My Guardian    2001    60”x57”x8”     Transformed  Crinoline

My Guardian 2001 60”x57”x8” Transformed Crinoline

In my youth time passed quickly without my being aware and slowed a little in early adulthood. Eventually, as I grew much older, once again its speed accelerated and each year it seems to go faster each day. Possibly, in the twilight of my life, time may pass so quickly that I may feel that it has slowed down, but in truth, time does not slow down, only I can slow down.

Then I think of the the time when my crepuscular years will end, the time at the end of my life when I envision the days moving forward so fast, faster and faster each day, until suddenly a day becomes all days, and then I will know there will be no days, or they will seem to slow down until the collection of all the days in my life will become sludge holding no chance of new days forming.

As I think about all of this I compare my life to the billions of years it took our world to be made and it becomes poignantly clear how short my time is. If I divide my life into thirds then I have already entered the final third and in one future day I will approach my final gauntlet. This final challenge, a period of transformation from independence to dependence is something I shall not like and suddenly a feeling of hollowness enters my mind.

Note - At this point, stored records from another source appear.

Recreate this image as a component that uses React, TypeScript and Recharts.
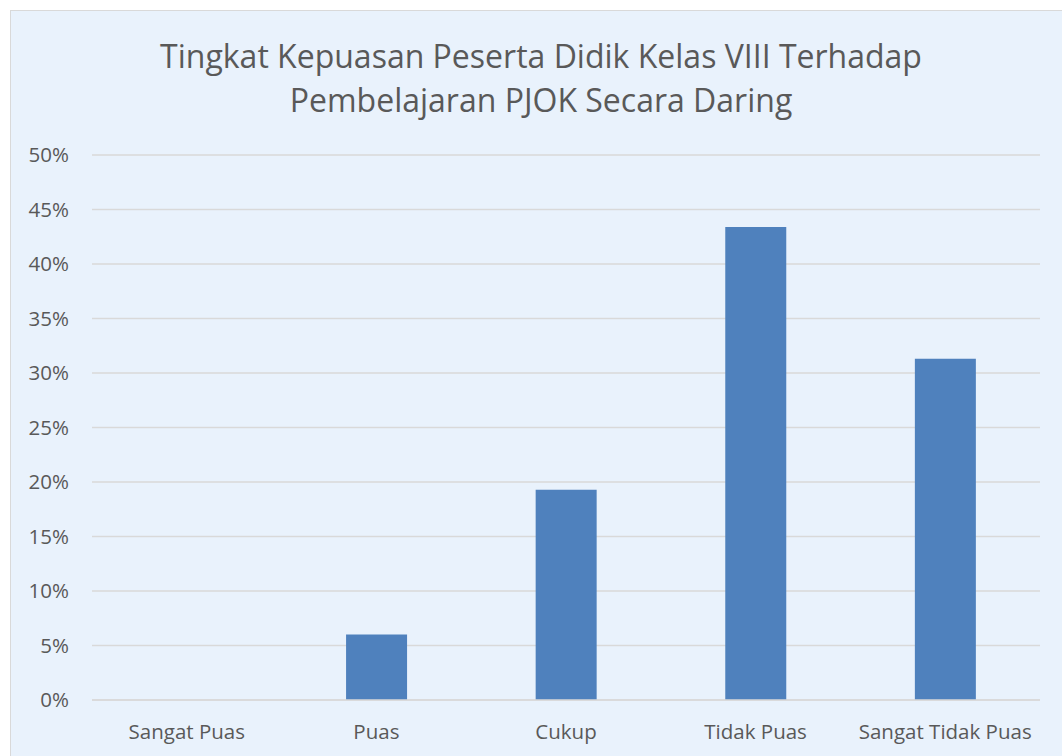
import React from 'react'
import { BarChart, Bar, XAxis, YAxis, CartesianGrid } from 'recharts'

const categories = ['Sangat Puas', 'Puas', 'Cukup', 'Tidak Puas', 'Sangat Tidak Puas']
const percentages = [0, 0.06, 0.193, 0.434, 0.313]
const yTicks = [0, 0.05, 0.1, 0.15, 0.2, 0.25, 0.3, 0.35, 0.4, 0.45, 0.5]
const titleLines = [
  'Tingkat Kepuasan Peserta Didik Kelas VIII Terhadap',
  'Pembelajaran PJOK Secara Daring',
]

const data = categories.map((name, i) => ({ name, value: percentages[i] }))

const FONT = '"Open Sans", "Noto Sans", sans-serif'
const TEXT = '#595959'

export default function App() {
  return (
    <div
      style={{
        position: 'fixed',
        left: 0,
        top: 0,
        width: 1062,
        height: 756,
        overflow: 'hidden',
        background: '#fff',
      }}
    >
      <div
        style={{
          position: 'absolute',
          left: 10,
          top: 10,
          width: 1060,
          height: 760,
          background: '#E9F2FC',
          border: '1px solid #D9D9D9',
          boxSizing: 'border-box',
        }}
      >
        {/* chart title, two centred lines */}
        <div
          style={{
            position: 'absolute',
            left: 0,
            top: 23,
            width: 1060,
            textAlign: 'center',
            fontFamily: FONT,
            fontSize: 32,
            lineHeight: '44px',
            color: TEXT,
          }}
        >
          {titleLines.map((t) => (
            <div key={t}>{t}</div>
          ))}
        </div>
        <div style={{ position: 'absolute', left: -1, top: -1 }}>
          <BarChart
            width={1060}
            height={760}
            data={data}
            margin={{ top: 145, right: 30, bottom: 0, left: 0 }}
            barCategoryGap="34%"
          >
            <CartesianGrid vertical={false} stroke="#D9D9D9" strokeWidth={1.4} />
            <XAxis
              dataKey="name"
              height={70}
              tickLine={false}
              axisLine={{ stroke: '#D9D9D9', strokeWidth: 1.4 }}
              tickSize={0}
              tickMargin={24}
              tick={{ fill: TEXT, fontSize: 20.5, fontFamily: FONT }}
              interval={0}
            />
            <YAxis
              width={82}
              domain={[0, 0.5]}
              ticks={yTicks}
              tickFormatter={(v: number) => `${Math.round(v * 100)}%`}
              tickLine={false}
              axisLine={false}
              tickSize={0}
              tickMargin={23}
              tick={{ fill: TEXT, fontSize: 20.5, fontFamily: FONT }}
            />
            <Bar dataKey="value" fill="#4F81BD" isAnimationActive={false} />
          </BarChart>
        </div>
      </div>
    </div>
  )
}
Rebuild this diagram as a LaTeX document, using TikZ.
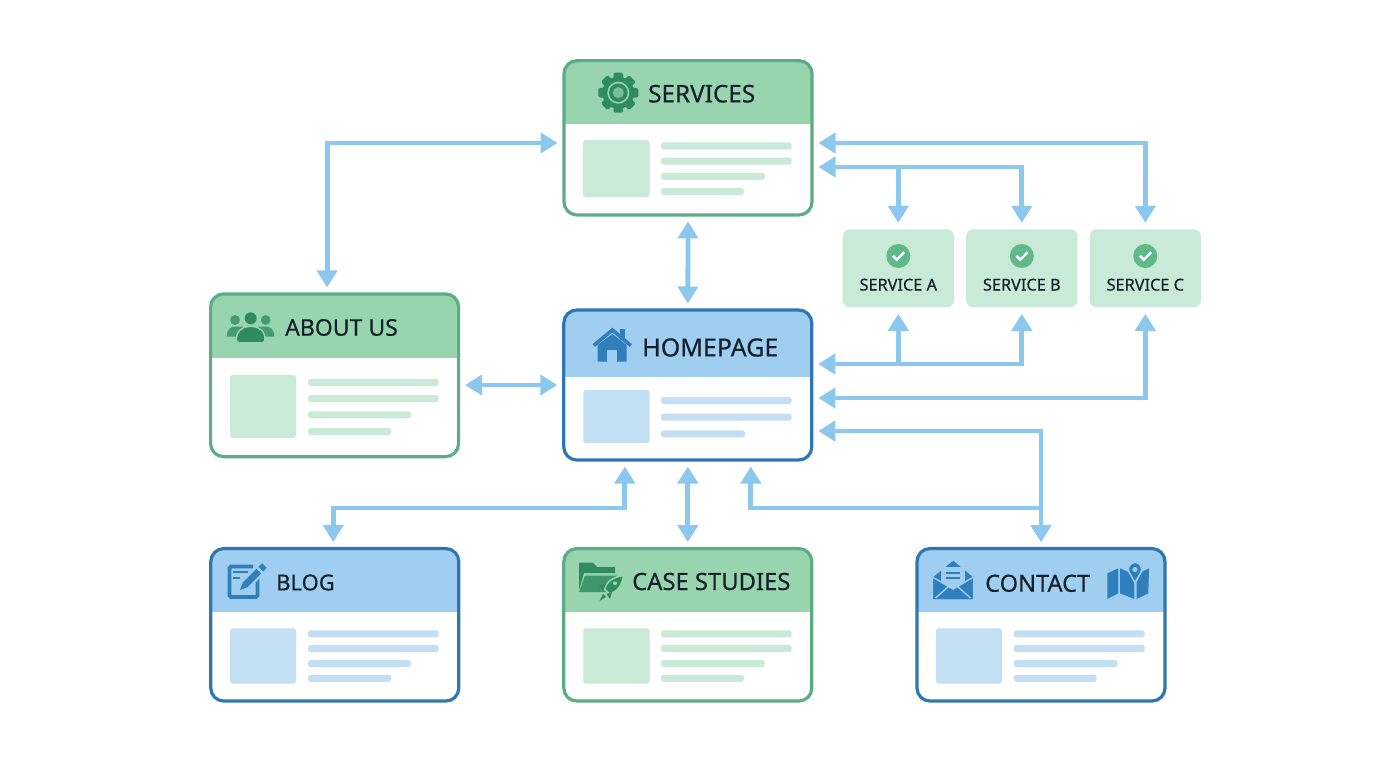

And so, my guardian stands watch, battered by what I do to myself and by the relentless passage of time. Each year a little more of my strength withers away, tiny connections in my brain that once allowed me to quickly understand and evaluate my actions slowly become porous and detach; the silent functioning of internal organs becomes less guaranteed. Hopefully, my guardian will continue to protect me from escalated deterioration as long as its form is maintained.